→ Directions
Begin with the first line of the material and write out each line exactly, ending with the line that contains "months = pd.period_range('2009-01', periods=139, freq='M')". Pictures are not part of the copy.

→ Stored data
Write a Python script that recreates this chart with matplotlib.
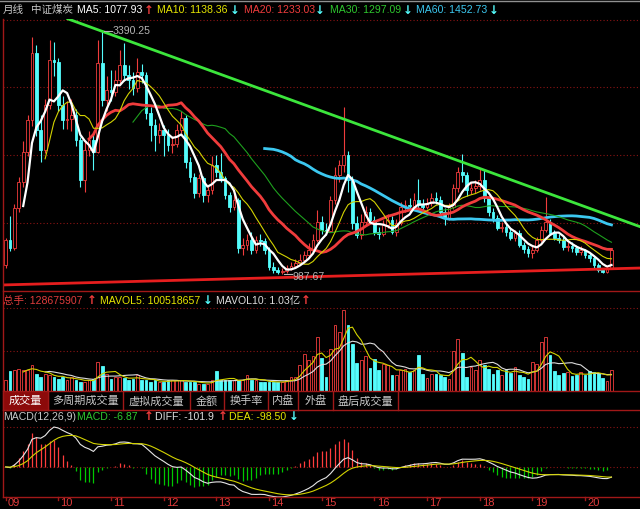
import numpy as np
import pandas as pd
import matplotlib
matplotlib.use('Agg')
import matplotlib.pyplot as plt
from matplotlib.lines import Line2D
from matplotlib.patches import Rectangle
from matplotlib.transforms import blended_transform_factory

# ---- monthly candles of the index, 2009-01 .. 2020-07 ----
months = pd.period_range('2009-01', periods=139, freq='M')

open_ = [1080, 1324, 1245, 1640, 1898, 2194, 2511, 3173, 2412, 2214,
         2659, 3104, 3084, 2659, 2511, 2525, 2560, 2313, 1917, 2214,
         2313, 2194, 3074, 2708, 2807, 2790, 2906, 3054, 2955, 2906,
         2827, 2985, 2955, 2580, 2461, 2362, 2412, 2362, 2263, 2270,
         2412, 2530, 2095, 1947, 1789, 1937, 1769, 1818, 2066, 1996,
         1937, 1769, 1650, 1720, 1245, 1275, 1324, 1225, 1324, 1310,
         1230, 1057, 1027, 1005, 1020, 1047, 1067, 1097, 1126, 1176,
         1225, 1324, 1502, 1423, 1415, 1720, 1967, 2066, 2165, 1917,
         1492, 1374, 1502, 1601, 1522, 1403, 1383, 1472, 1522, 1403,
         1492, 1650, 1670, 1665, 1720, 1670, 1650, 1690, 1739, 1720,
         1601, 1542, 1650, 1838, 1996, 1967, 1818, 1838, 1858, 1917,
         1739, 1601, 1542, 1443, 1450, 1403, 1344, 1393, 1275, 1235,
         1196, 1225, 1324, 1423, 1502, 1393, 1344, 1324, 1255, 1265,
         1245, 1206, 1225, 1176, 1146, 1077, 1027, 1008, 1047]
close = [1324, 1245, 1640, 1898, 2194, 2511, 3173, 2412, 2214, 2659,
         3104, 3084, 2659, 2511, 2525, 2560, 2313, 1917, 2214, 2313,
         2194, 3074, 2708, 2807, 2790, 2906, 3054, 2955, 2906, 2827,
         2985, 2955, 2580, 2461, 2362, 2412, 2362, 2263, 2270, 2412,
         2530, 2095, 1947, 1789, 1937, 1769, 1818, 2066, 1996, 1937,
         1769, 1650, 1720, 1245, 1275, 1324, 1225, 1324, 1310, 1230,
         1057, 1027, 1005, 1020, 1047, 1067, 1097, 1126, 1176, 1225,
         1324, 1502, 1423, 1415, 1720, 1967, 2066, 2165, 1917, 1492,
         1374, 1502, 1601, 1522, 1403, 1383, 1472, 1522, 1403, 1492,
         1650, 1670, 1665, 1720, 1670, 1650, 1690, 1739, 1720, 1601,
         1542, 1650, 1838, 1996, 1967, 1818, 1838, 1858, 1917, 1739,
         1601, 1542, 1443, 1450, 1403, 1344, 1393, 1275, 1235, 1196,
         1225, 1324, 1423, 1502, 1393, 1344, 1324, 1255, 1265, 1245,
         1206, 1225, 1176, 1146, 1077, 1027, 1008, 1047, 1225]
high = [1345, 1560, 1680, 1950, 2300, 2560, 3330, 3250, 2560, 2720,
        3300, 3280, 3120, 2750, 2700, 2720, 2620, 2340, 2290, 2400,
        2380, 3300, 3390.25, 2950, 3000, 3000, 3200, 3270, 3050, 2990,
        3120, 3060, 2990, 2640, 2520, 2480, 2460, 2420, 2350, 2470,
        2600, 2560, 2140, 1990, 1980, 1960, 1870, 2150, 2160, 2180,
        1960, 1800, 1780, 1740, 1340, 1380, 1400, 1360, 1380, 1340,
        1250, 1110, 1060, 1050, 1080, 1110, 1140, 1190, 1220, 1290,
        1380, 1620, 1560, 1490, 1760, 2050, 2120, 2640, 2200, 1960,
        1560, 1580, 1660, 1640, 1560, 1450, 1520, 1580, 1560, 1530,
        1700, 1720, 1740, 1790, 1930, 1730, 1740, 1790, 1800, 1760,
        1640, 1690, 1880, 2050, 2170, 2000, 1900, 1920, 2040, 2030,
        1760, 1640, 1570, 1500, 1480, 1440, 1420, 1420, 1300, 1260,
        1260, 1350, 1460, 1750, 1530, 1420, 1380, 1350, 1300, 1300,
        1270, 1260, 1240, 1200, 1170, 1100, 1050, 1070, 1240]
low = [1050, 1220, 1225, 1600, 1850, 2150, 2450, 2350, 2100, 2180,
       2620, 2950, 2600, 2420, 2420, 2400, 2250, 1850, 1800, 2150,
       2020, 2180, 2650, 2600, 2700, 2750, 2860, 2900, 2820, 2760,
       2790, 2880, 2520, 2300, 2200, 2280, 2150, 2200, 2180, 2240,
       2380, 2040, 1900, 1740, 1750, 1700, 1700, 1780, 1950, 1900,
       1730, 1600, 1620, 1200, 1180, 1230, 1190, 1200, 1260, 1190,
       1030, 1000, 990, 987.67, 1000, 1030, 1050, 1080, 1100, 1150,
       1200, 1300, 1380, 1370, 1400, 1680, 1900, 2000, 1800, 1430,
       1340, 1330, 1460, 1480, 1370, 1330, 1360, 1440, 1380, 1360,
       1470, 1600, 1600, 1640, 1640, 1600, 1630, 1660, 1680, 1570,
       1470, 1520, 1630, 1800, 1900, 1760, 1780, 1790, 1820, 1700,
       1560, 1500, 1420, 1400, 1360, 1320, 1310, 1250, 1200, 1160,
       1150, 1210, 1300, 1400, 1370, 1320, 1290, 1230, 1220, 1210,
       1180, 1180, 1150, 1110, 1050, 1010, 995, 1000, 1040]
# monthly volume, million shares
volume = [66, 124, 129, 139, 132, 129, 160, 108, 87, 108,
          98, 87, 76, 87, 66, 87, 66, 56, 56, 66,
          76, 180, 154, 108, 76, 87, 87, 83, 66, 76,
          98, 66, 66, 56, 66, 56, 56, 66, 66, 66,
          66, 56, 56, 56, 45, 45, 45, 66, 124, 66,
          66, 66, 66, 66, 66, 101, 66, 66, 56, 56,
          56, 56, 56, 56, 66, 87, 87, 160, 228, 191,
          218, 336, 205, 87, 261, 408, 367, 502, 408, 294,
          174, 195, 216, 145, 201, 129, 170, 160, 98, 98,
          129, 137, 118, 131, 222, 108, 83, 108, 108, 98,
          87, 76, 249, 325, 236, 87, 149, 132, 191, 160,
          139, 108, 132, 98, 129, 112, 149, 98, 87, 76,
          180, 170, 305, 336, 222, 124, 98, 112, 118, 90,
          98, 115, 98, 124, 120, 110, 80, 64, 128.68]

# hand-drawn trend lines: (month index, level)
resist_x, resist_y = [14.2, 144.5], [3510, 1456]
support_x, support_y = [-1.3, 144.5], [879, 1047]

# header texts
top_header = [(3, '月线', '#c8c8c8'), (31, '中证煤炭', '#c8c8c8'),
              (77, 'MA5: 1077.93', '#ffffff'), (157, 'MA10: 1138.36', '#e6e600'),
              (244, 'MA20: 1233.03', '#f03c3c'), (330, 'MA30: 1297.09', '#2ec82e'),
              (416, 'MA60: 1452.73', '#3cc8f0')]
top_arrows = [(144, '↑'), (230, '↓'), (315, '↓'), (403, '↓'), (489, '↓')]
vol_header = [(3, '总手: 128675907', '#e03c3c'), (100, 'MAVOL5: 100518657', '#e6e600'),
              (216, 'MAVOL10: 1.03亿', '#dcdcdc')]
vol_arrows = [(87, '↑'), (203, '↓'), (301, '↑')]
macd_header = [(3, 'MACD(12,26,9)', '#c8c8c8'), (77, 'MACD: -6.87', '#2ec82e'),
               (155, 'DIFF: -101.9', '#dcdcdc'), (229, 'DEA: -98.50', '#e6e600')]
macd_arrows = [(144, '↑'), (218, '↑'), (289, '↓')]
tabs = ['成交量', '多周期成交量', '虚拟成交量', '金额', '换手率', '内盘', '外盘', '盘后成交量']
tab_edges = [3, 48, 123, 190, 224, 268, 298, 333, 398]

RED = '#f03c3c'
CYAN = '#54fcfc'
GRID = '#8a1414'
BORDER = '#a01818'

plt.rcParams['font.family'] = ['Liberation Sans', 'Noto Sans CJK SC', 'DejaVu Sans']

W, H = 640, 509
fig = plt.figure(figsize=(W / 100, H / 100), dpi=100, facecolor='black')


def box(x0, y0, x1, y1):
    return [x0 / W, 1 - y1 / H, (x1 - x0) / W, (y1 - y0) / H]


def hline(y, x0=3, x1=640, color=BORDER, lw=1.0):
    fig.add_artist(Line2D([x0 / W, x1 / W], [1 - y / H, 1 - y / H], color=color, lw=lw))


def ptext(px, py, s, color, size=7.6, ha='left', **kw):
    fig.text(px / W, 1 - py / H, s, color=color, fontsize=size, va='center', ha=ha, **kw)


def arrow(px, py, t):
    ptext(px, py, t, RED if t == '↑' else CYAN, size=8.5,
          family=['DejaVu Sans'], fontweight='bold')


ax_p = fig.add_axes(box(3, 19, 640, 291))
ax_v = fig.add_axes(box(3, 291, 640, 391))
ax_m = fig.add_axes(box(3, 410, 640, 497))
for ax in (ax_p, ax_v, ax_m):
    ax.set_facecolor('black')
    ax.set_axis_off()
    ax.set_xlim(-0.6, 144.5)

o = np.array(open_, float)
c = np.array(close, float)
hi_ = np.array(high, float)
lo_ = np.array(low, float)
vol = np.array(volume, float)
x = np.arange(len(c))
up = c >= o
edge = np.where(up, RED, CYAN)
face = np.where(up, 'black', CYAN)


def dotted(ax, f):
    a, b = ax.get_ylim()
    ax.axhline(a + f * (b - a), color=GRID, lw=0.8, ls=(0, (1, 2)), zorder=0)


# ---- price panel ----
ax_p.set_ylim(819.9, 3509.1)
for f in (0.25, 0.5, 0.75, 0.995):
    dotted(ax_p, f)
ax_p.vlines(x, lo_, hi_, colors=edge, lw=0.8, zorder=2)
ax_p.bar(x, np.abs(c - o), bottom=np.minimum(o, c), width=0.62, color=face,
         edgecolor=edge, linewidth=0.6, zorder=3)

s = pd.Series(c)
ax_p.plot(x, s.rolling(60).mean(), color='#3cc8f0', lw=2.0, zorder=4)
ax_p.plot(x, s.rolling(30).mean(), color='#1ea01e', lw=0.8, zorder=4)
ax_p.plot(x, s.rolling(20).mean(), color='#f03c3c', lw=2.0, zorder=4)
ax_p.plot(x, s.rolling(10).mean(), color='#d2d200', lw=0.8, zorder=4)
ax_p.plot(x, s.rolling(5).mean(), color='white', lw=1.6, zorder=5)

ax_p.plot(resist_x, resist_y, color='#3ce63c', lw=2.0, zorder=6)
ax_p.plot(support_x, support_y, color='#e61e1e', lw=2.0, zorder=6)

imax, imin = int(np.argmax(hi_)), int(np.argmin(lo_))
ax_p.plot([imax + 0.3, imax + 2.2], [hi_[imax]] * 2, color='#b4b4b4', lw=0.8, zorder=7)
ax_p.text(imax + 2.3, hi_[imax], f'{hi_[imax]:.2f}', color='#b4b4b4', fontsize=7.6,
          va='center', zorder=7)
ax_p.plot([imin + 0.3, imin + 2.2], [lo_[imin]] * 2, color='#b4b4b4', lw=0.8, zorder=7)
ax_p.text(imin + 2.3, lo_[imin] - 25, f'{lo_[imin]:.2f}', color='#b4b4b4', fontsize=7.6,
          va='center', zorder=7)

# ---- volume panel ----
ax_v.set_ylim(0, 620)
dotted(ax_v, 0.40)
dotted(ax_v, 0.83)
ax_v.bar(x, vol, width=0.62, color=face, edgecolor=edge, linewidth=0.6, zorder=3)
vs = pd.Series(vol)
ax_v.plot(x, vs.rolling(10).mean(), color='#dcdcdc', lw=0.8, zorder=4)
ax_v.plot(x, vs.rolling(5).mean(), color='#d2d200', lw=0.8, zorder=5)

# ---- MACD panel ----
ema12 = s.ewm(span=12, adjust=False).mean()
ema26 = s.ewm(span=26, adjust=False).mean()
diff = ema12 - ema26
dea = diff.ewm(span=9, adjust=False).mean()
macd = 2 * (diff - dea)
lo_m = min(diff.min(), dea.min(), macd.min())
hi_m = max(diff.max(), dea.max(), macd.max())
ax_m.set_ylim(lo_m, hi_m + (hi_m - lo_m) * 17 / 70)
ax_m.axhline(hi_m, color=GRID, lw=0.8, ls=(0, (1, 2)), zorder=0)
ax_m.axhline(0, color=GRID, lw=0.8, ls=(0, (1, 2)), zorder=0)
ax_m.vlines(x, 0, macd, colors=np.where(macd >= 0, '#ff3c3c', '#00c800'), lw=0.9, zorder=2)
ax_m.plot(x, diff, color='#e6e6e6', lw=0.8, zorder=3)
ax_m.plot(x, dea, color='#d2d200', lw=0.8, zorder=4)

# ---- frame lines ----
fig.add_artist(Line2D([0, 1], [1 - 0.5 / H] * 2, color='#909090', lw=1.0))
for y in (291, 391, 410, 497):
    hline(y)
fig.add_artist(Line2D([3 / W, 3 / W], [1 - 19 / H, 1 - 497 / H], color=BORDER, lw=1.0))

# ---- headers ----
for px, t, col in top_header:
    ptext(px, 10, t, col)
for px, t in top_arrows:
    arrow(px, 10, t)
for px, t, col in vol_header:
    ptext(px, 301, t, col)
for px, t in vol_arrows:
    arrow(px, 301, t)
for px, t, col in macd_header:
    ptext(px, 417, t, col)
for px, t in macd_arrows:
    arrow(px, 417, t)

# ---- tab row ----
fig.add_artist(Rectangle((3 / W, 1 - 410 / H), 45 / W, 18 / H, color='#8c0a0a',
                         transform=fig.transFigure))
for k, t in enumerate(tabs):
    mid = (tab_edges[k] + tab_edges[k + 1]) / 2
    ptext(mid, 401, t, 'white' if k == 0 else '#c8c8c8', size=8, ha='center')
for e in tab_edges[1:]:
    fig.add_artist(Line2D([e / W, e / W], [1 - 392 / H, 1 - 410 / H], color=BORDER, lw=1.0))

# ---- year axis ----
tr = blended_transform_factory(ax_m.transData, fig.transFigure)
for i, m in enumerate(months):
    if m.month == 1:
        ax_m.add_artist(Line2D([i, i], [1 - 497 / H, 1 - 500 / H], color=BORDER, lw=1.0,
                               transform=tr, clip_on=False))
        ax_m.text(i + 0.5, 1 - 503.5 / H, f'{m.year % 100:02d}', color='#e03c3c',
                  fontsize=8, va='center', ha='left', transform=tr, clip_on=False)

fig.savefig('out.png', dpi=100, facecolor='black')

→ Full solution
Write a Python script that recreates this chart with matplotlib.
import numpy as np
import pandas as pd
import matplotlib
matplotlib.use('Agg')
import matplotlib.pyplot as plt
from matplotlib.lines import Line2D
from matplotlib.patches import Rectangle
from matplotlib.transforms import blended_transform_factory

# ---- monthly candles of the index, 2009-01 .. 2020-07 ----
months = pd.period_range('2009-01', periods=139, freq='M')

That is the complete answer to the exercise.